One M.S. even told me that he had seen these newly converted types "go up like a rocket and crash down again with a bang" and I believe that that was what they were all waiting for!
Incidentally, my bubble didn't pop. Nor did I crash down with a bang.........I just eventually saw through all the lies and got tired of their hypocrisy and judgmental ways and chose a better way for myself.
Dan, i think we experienced this to a point, because my hubby was raised jw, and i married into it and was baptized later. When i met my husband he was df'd and not attending meetings. So when we got married he wanted to go back so i went with him. I was baptized in about a year. But people always looked at us funny when we told our story, like OMG, he must have met her in the world and married her. What a terrible thing to do as a jw, didnt matter that i had become one, just that he got involved with a worldly girl.
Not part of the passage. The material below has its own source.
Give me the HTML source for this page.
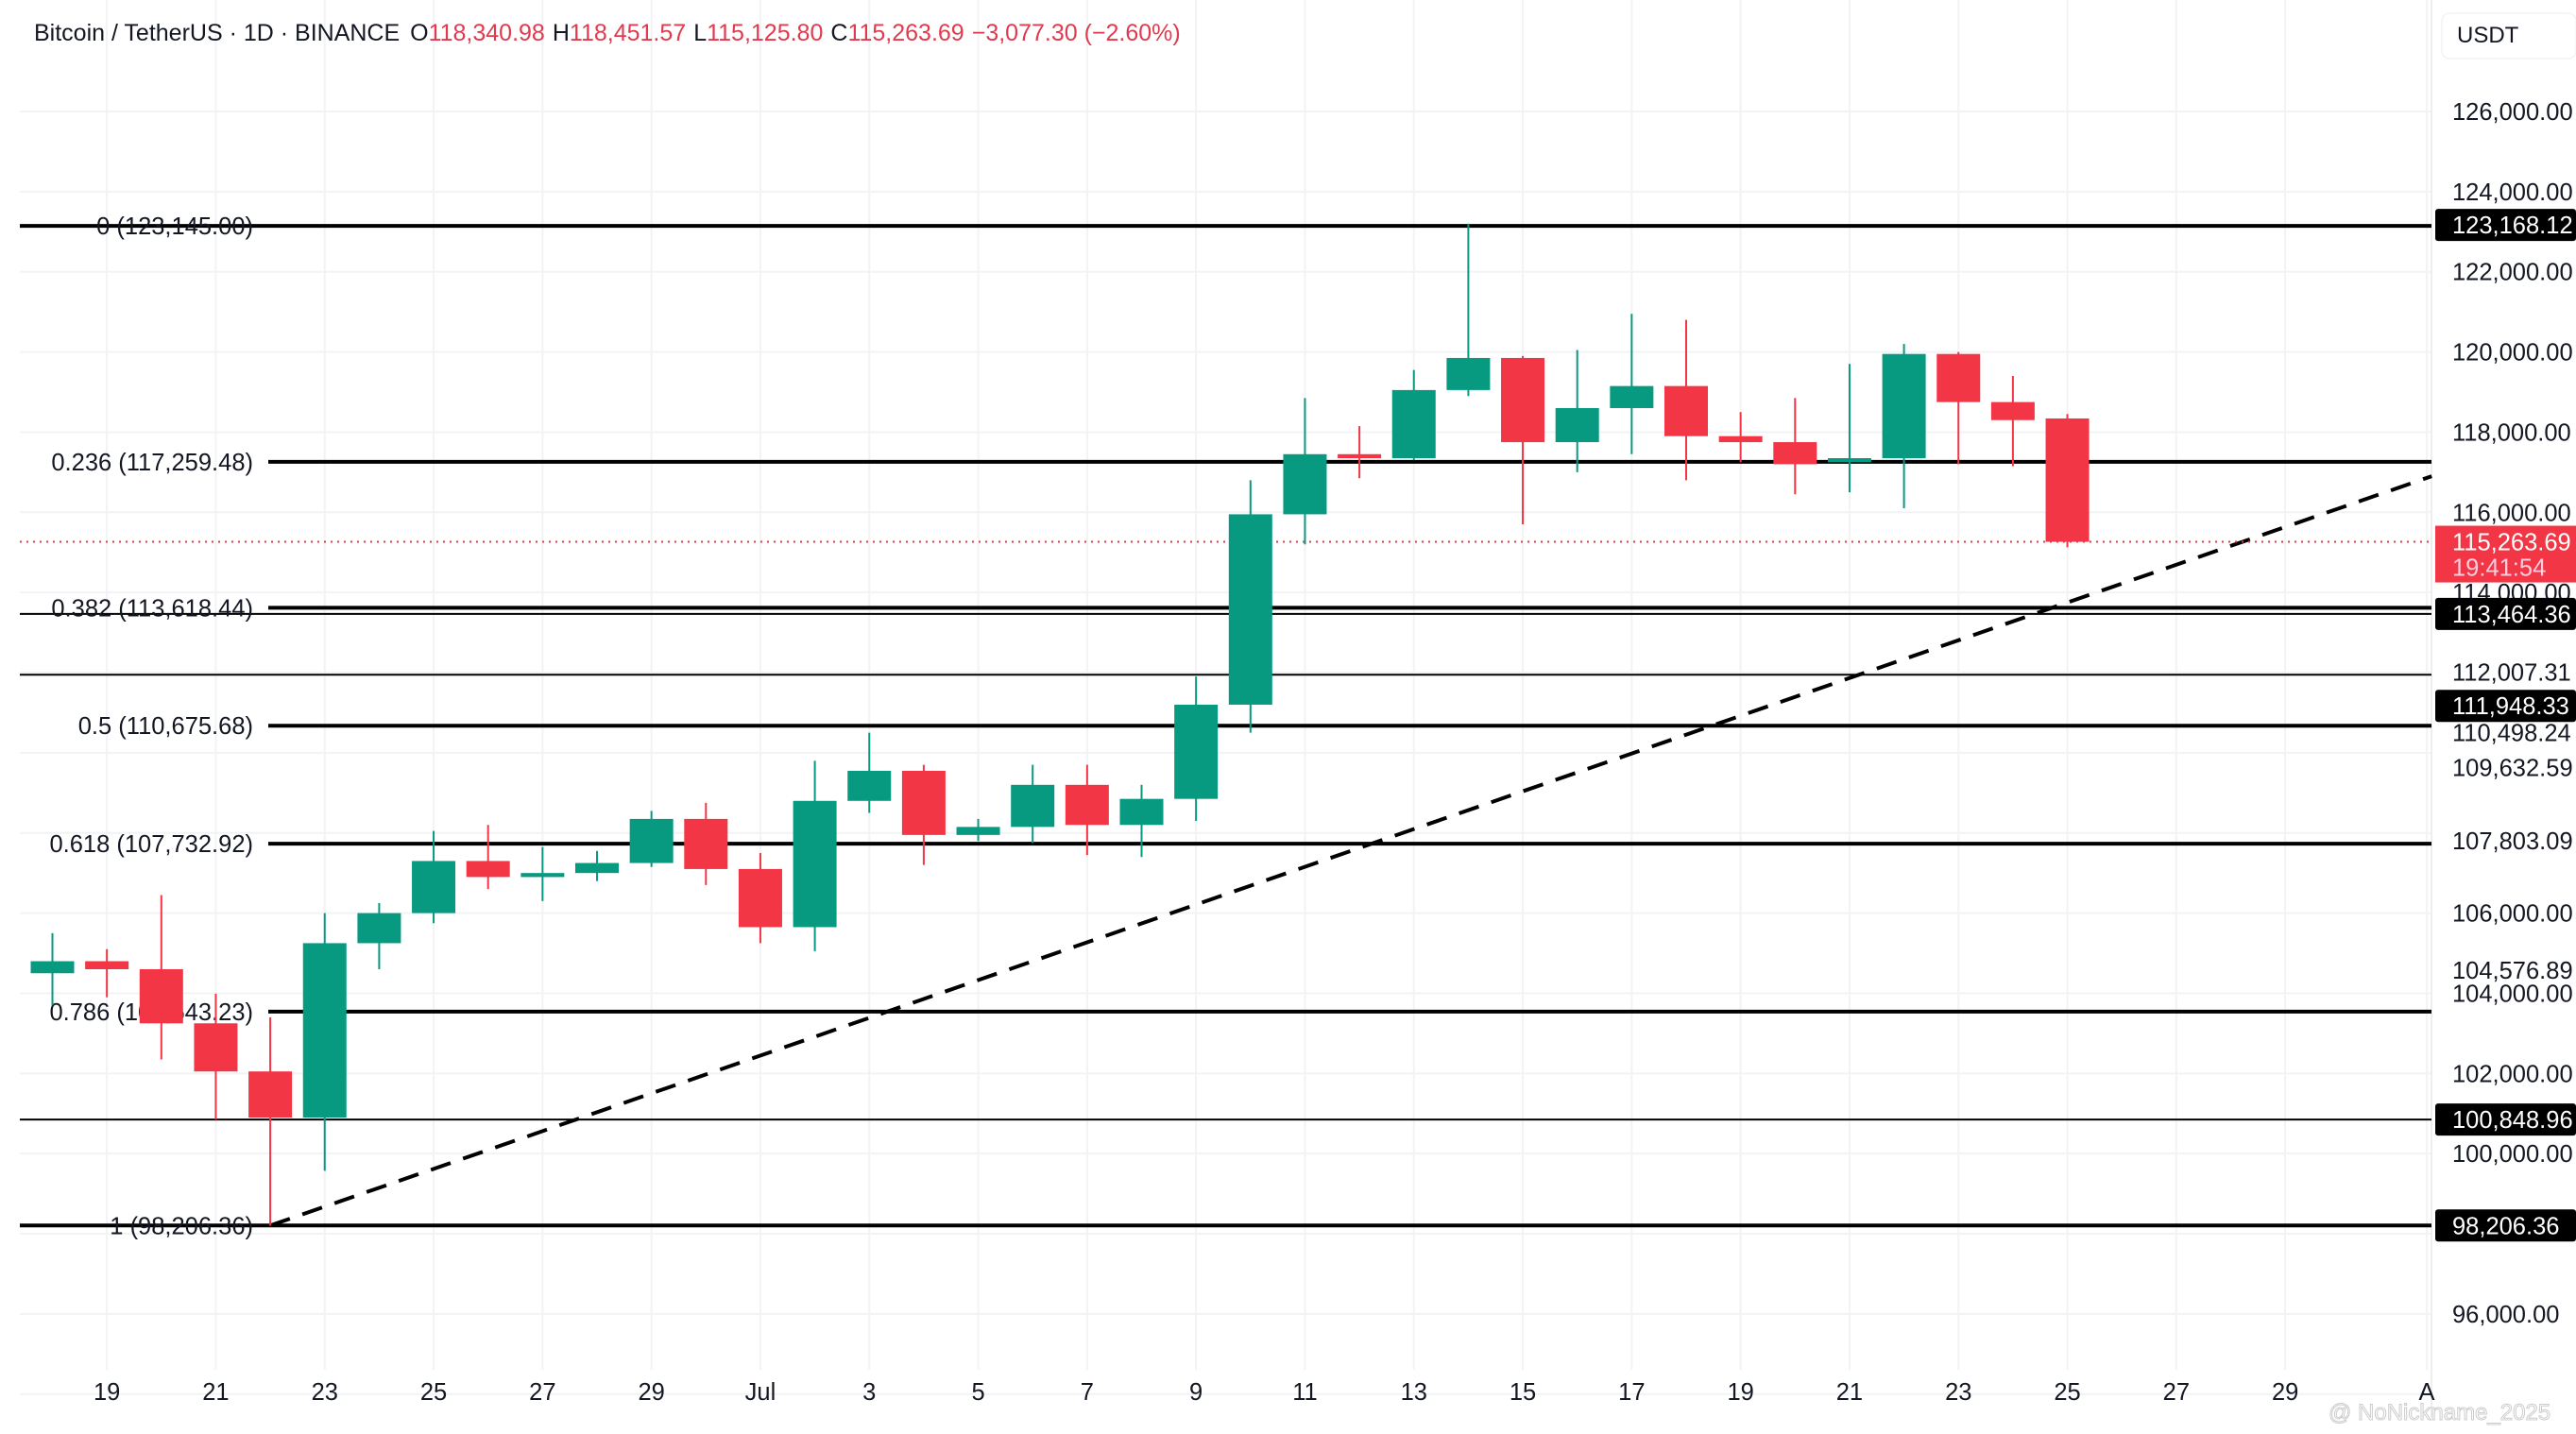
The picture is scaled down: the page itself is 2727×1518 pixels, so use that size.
<!DOCTYPE html>
<html><head><meta charset="utf-8"><style>
html,body{margin:0;padding:0;background:#fff;}
svg{display:block;font-family:"Liberation Sans",sans-serif;}
</style></head><body>
<svg id="chart" width="2727" height="1518" viewBox="0 0 2727 1518" xmlns="http://www.w3.org/2000/svg">
<rect width="2727" height="1518" fill="#fff"/>
<g id="grid"></g>
<g id="levels"></g>
<g id="candles"></g>
<g id="axis"></g>
<g id="xaxis"></g>
<text x="36" y="43" font-size="25" fill="#131722">Bitcoin / TetherUS · 1D · BINANCE <tspan dx="4">O</tspan><tspan fill="#e03a4e">118,340.98</tspan><tspan dx="8">H</tspan><tspan fill="#e03a4e">118,451.57</tspan><tspan dx="8">L</tspan><tspan fill="#e03a4e">115,125.80</tspan><tspan dx="8">C</tspan><tspan fill="#e03a4e">115,263.69</tspan><tspan dx="8" fill="#e03a4e">−3,077.30 (−2.60%)</tspan></text>
<rect x="2585" y="14" width="142" height="48" rx="8" fill="#fff" stroke="#eee"/>
<text x="2601" y="45" font-size="24" fill="#131722">USDT</text>
<text x="2465" y="1503" font-size="24" fill="#fff" stroke="#ccc" stroke-width="1">@ NoNickname_2025</text>
</svg>
<script>
const dates=["Jun18","Jun19","Jun20","Jun21","Jun22","Jun23","Jun24","Jun25","Jun26","Jun27","Jun28","Jun29","Jun30","Jul1","Jul2","Jul3","Jul4","Jul5","Jul6","Jul7","Jul8","Jul9","Jul10","Jul11","Jul12","Jul13","Jul14","Jul15","Jul16","Jul17","Jul18","Jul19","Jul20","Jul21","Jul22","Jul23","Jul24","Jul25"];
const opens=[104500,104800,104600,103250,102050,100900,105250,106000,107300,106900,107000,107250,108350,107100,105650,108800,109550,107950,108150,109200,108200,108850,111200,115950,117450,117350,119050,119850,117750,118600,119150,117900,117750,117250,117350,119950,118750,118341];
const highs=[105500,105100,106450,103990,103400,106000,106250,108050,108200,107650,107550,108550,108750,107500,109800,110500,109700,108350,109700,109700,109200,111900,116800,118850,118150,119550,123200,119900,120050,120950,120800,118500,118850,119700,120200,120000,119400,118452];
const lows=[103700,103900,102350,100850,98200,99570,104600,105750,106600,106300,106800,107150,106700,105250,105050,108500,107200,107800,107750,107450,107400,108300,110500,115200,116850,117300,118900,115700,117000,117450,116800,117250,116450,116500,116100,117200,117150,115126];
const closes=[104800,104600,103250,102050,100900,105250,106000,107300,106900,107000,107250,108350,107100,105650,108800,109550,107950,108150,109200,108200,108850,111200,115950,117450,117350,119050,119850,117750,118600,119150,117900,117750,117200,117350,119950,118750,118300,115264];
const priceTicks=[126000,124000,122000,120000,118000,116000,114000,106000,104000,102000,100000,96000];
const dateTickLabels=["19","21","23","25","27","29","Jul","3","5","7","9","11","13","15","17","19","21","23","25","27","29","A"];
const dateTickIdx=[1,3,5,7,9,11,13,15,17,19,21,23,25,27,29,31,33,35,37,39,41,43.6];
const fibLabels=["0 (123,145.00)","0.236 (117,259.48)","0.382 (113,618.44)","0.5 (110,675.68)","0.618 (107,732.92)","0.786 (103,543.23)","1 (98,206.36)"];
const fibPrices=[123145,117259.48,113618.44,110675.68,107732.92,103543.23,98206.36];
const rayPrices=[113464.36,111948.33,100848.96];
const boxLabels=[123168.12,113464.36,100848.96,98206.36];
const shiftedBox=111948.33;
const plainLabels=[112007.31,110498.24,109632.59,107803.09,104576.89];
const lastPrice=115263.69;
const trendStart=[4,98206.36], trendEnd=[43.69,116900];

const NS="http://www.w3.org/2000/svg";
const X0=55.5, DX=57.65, PL=21, PR=2574, FS=25.5;
const y=p=>118+(126000-p)*0.04243;
const x=i=>X0+i*DX;
function mk(tag,attrs,parent){const e=document.createElementNS(NS,tag);for(const k in attrs)e.setAttribute(k,attrs[k]);parent.appendChild(e);return e;}
const G=document.getElementById('grid'),L=document.getElementById('levels'),C=document.getElementById('candles'),A=document.getElementById('axis'),XA=document.getElementById('xaxis');
const fmt=v=>v.toLocaleString('en-US',{minimumFractionDigits:2,maximumFractionDigits:2});

for(let p=126000;p>=94000;p-=2000){const l=mk('line',{x1:PL,x2:PR,y1:y(p),y2:y(p),stroke:'#f2f3f5','stroke-width':2},G);

}
dateTickIdx.forEach((d,i)=>{const l=mk('line',{x1:x(d),x2:x(d),y1:0,y2:1450,stroke:'#f2f3f5','stroke-width':2},G);


const t=mk('text',{x:x(d),y:1482,'font-size':FS,'text-anchor':'middle',fill:'#131722'},XA);t.textContent=dateTickLabels[i];

});
mk('line',{x1:PR,x2:PR,y1:0,y2:1500,stroke:'#eee','stroke-width':2},G);

rayPrices.forEach(p=>{const l=mk('line',{x1:PL,x2:PR,y1:y(p),y2:y(p),stroke:'#000','stroke-width':2},L);

});
fibPrices.forEach((p,i)=>{const full=(i===0||i===6);const l=mk('line',{x1:full?PL:284,x2:PR,y1:y(p),y2:y(p),stroke:'#000','stroke-width':4},L);


const t=mk('text',{x:268,y:y(p)+9,'font-size':FS,'text-anchor':'end',fill:'#131722'},L);t.textContent=fibLabels[i];

});
const tl=mk('line',{x1:x(trendStart[0]),y1:y(trendStart[1]),x2:x(trendEnd[0]),y2:y(trendEnd[1]),stroke:'#000','stroke-width':4,'stroke-dasharray':'22 14'},L);


const ll=mk('line',{x1:PL,x2:PR,y1:y(lastPrice),y2:y(lastPrice),stroke:'#e03a4e','stroke-width':2,'stroke-dasharray':'2 5'},L);



dates.forEach((d,i)=>{const o=opens[i],c=closes[i],up=c>=o,col=up?'#089981':'#f23645';
const w=mk('line',{x1:x(i),x2:x(i),y1:y(highs[i]),y2:y(lows[i]),stroke:col,'stroke-width':2},C);


const top=y(Math.max(o,c)),h=Math.max(3,y(Math.min(o,c))-top);
const b=mk('rect',{x:x(i)-23,y:top,width:46,height:h,fill:col},C);

});

priceTicks.forEach(p=>{const t=mk('text',{x:2596,y:y(p)+9,'font-size':FS,fill:'#131722'},A);t.textContent=fmt(p);

});
plainLabels.forEach(p=>{const t=mk('text',{x:2596,y:y(p)+9,'font-size':FS,fill:'#131722'},A);t.textContent=fmt(p);

});
function box(p,off){const r=mk('rect',{x:2578,y:y(p)-17+off,width:149,height:34,fill:'#000',rx:3},A);


const t=mk('text',{x:2596,y:y(p)+9+off,'font-size':FS,fill:'#fff'},A);t.textContent=fmt(p);

}
boxLabels.forEach(p=>box(p,0));
box(shiftedBox,33);
const lr=mk('rect',{x:2578,y:y(lastPrice)-17,width:149,height:60,fill:'#f23645'},A);


const lt=mk('text',{x:2596,y:y(lastPrice)+9,'font-size':FS,fill:'#fff'},A);lt.textContent=fmt(lastPrice);


const ct=mk('text',{x:2596,y:y(lastPrice)+36,'font-size':FS,fill:'#fcd'},A);ct.textContent="19:41:54";


</script>
</body></html>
Ah well, they always have to have something to talk about dont they, cause their doctrine certainly becomes old hat after a while
I was 24 years old when my husband and I got suckered in. We were in for 30 years.
When talking with those raised in the"Troof" I would somethings think that I had memories they would never have. Their lives seemed quite boring. Even though I had put my "worldly" life behind me, I still would think of the exciting times I had when I was young. There are secrets I will take to my grave.
The thing now is that I have a lot of self anger for being so stupid. I can't blame parents for raising me in it. I did it all to myself and my child. I kick myself daily.
Edited by - target on 7 October 2002 9:44:50
I have attended roughly 11 congregations over the years in different parts of the country. One thing I can say for certain is that the JW's are consistent.
There is always that inner circle mostly made up of these families that have been Jehover's for generations. These families generally are made up of oddballs, almost freaks in many cases. To penetrate that circle impossible(why would you want to?) unless you play by their rules and conform to all of their expectations.
Again I came out of the world, not raised a Jehover. I came in as a young adult and there was always a certain amount of admiration for me but then I got labeled as weak because I remained a lowly publisher, moved a lot changing congregations(he must be unstable, why would anyone make a change?).
In the end, they never respected me as an individual, for who I am. Always conditional love!!!